**Stated exercise:** Omit every picture, and retype the lines that run from the beginning of the data below through the line containing "const labelOf = new", inclusive.

▶

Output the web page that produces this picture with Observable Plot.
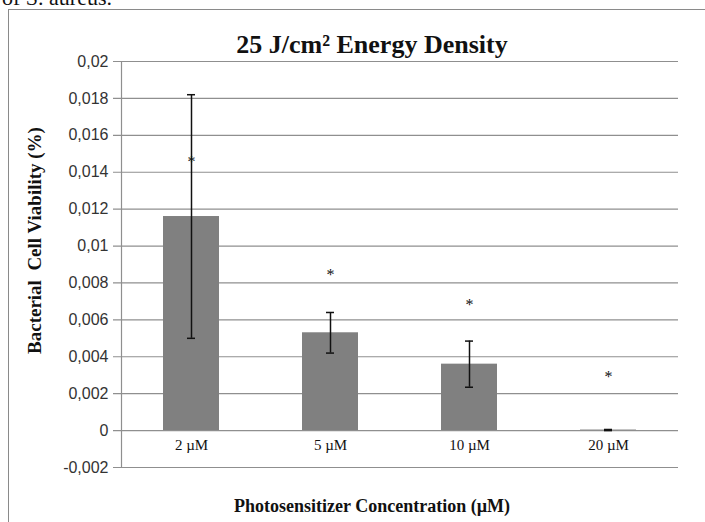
<!DOCTYPE html>
<html>
<head>
<meta charset="utf-8">
<script src="https://cdn.jsdelivr.net/npm/d3@7"></script>
<script src="https://cdn.jsdelivr.net/npm/@observablehq/plot@0.6"></script>
<style>
  html, body { margin: 0; padding: 0; background: #fff; }
  #wrap { position: relative; width: 705px; height: 522px; overflow: hidden; }
  #box { position: absolute; left: 8px; top: 9px; width: 720px; height: 540px; border-left: 1.5px solid #8a8a8a; border-top: 1.5px solid #8a8a8a; }
  #above { position: absolute; left: 2px; top: -15px; font: 22px "Liberation Serif", serif; color: #111; white-space: nowrap; }
  #chart { position: absolute; left: 0; top: 0; }
</style>
</head>
<body>
<div id="wrap">
  <div id="above">of S. aureus.</div>
  <div id="box"></div>
  <div id="chart"></div>
</div>
<script>
const categories = ["2 µM", "5 µM", "10 µM", "20 µM"];
const viability = [0.0116, 0.0053, 0.0036, 0.00003];
const errors = [0.0066, 0.0011, 0.00125, 0.00003];
const stars = [0.0147, 0.0086, 0.0070, 0.0031];
const yTicks = [-0.002, 0, 0.002, 0.004, 0.006, 0.008, 0.01, 0.012, 0.014, 0.016, 0.018, 0.02];
const yTickLabels = ["-0,002", "0", "0,002", "0,004", "0,006", "0,008", "0,01", "0,012", "0,014", "0,016", "0,018", "0,02"];
const title = "25 J/cm² Energy Density";
const xTitle = "Photosensitizer Concentration (µM)";
const yTitle = "Bacterial  Cell Viability (%)";

const data = categories.map((c, i) => ({
  cat: c, v: viability[i], lo: viability[i] - errors[i], hi: viability[i] + errors[i], star: stars[i]
}));
const labelOf = new Map(yTicks.map((t, i) => [t, yTickLabels[i]]));

const chart = Plot.plot({
  width: 705,
  height: 522,
  marginTop: 61,
  marginBottom: 55,
  marginLeft: 121,
  marginRight: 27,
  style: { background: "transparent", overflow: "visible" },
  x: { domain: categories, paddingInner: 0.6, paddingOuter: 0.3, axis: null },
  y: { domain: [-0.002, 0.02], axis: null },
  marks: [
    Plot.ruleY(yTicks, { y: d => d, stroke: "#8f8f8f", strokeWidth: 1.2, insetLeft: -8 }),
    Plot.frame({ anchor: "left", stroke: "#8f8f8f", strokeWidth: 1.2 }),
    Plot.text(yTicks, { y: d => d, text: d => labelOf.get(d), frameAnchor: "left", textAnchor: "end", dx: -13,
      fontFamily: "Liberation Sans, sans-serif", fontSize: 16, fill: "#333" }),
    Plot.barY(data, { x: "cat", y1: 0, y2: "v", fill: "#808080" }),
    Plot.ruleX(data, { x: "cat", y1: "lo", y2: "hi", stroke: "#111", strokeWidth: 1.5 }),
    Plot.tickY(data, { x: "cat", y: "lo", stroke: "#111", strokeWidth: 1.5, insetLeft: 24, insetRight: 24 }),
    Plot.tickY(data, { x: "cat", y: "hi", stroke: "#111", strokeWidth: 1.5, insetLeft: 24, insetRight: 24 }),
    Plot.text(data, { x: "cat", y: "star", text: () => "*", fontFamily: "Liberation Serif, serif", fontSize: 16, fill: "#111", dy: 3 }),
    Plot.text(categories, { x: d => d, y: 0, text: d => d, dy: 15, fontFamily: "Liberation Serif, serif", fontSize: 15, fill: "#111" }),
    Plot.text([title], { frameAnchor: "top", text: d => d, textAnchor: "middle", lineAnchor: "bottom", dx: -28, dy: -9, fontFamily: "Liberation Serif, serif", fontWeight: "bold", fontSize: 26, fill: "#111" }),
    Plot.text([xTitle], { frameAnchor: "bottom", text: d => d, textAnchor: "middle", lineAnchor: "bottom", dx: -28, dy: 44, fontFamily: "Liberation Serif, serif", fontWeight: "bold", fontSize: 18, fill: "#111" }),
    Plot.text([yTitle], { frameAnchor: "left", text: d => d, textAnchor: "middle", lineAnchor: "middle", rotate: -90, dx: -87, dy: -24, fontFamily: "Liberation Serif, serif", fontWeight: "bold", fontSize: 19, fill: "#111" })
  ]
});
document.getElementById("chart").appendChild(chart);
</script>
</body>
</html>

◀

**Worked answer:**
Output the web page that produces this picture with Observable Plot.
<!DOCTYPE html>
<html>
<head>
<meta charset="utf-8">
<script src="https://cdn.jsdelivr.net/npm/d3@7"></script>
<script src="https://cdn.jsdelivr.net/npm/@observablehq/plot@0.6"></script>
<style>
  html, body { margin: 0; padding: 0; background: #fff; }
  #wrap { position: relative; width: 705px; height: 522px; overflow: hidden; }
  #box { position: absolute; left: 8px; top: 9px; width: 720px; height: 540px; border-left: 1.5px solid #8a8a8a; border-top: 1.5px solid #8a8a8a; }
  #above { position: absolute; left: 2px; top: -15px; font: 22px "Liberation Serif", serif; color: #111; white-space: nowrap; }
  #chart { position: absolute; left: 0; top: 0; }
</style>
</head>
<body>
<div id="wrap">
  <div id="above">of S. aureus.</div>
  <div id="box"></div>
  <div id="chart"></div>
</div>
<script>
const categories = ["2 µM", "5 µM", "10 µM", "20 µM"];
const viability = [0.0116, 0.0053, 0.0036, 0.00003];
const errors = [0.0066, 0.0011, 0.00125, 0.00003];
const stars = [0.0147, 0.0086, 0.0070, 0.0031];
const yTicks = [-0.002, 0, 0.002, 0.004, 0.006, 0.008, 0.01, 0.012, 0.014, 0.016, 0.018, 0.02];
const yTickLabels = ["-0,002", "0", "0,002", "0,004", "0,006", "0,008", "0,01", "0,012", "0,014", "0,016", "0,018", "0,02"];
const title = "25 J/cm² Energy Density";
const xTitle = "Photosensitizer Concentration (µM)";
const yTitle = "Bacterial  Cell Viability (%)";

const data = categories.map((c, i) => ({
  cat: c, v: viability[i], lo: viability[i] - errors[i], hi: viability[i] + errors[i], star: stars[i]
}));
const labelOf = new Map(yTicks.map((t, i) => [t, yTickLabels[i]]));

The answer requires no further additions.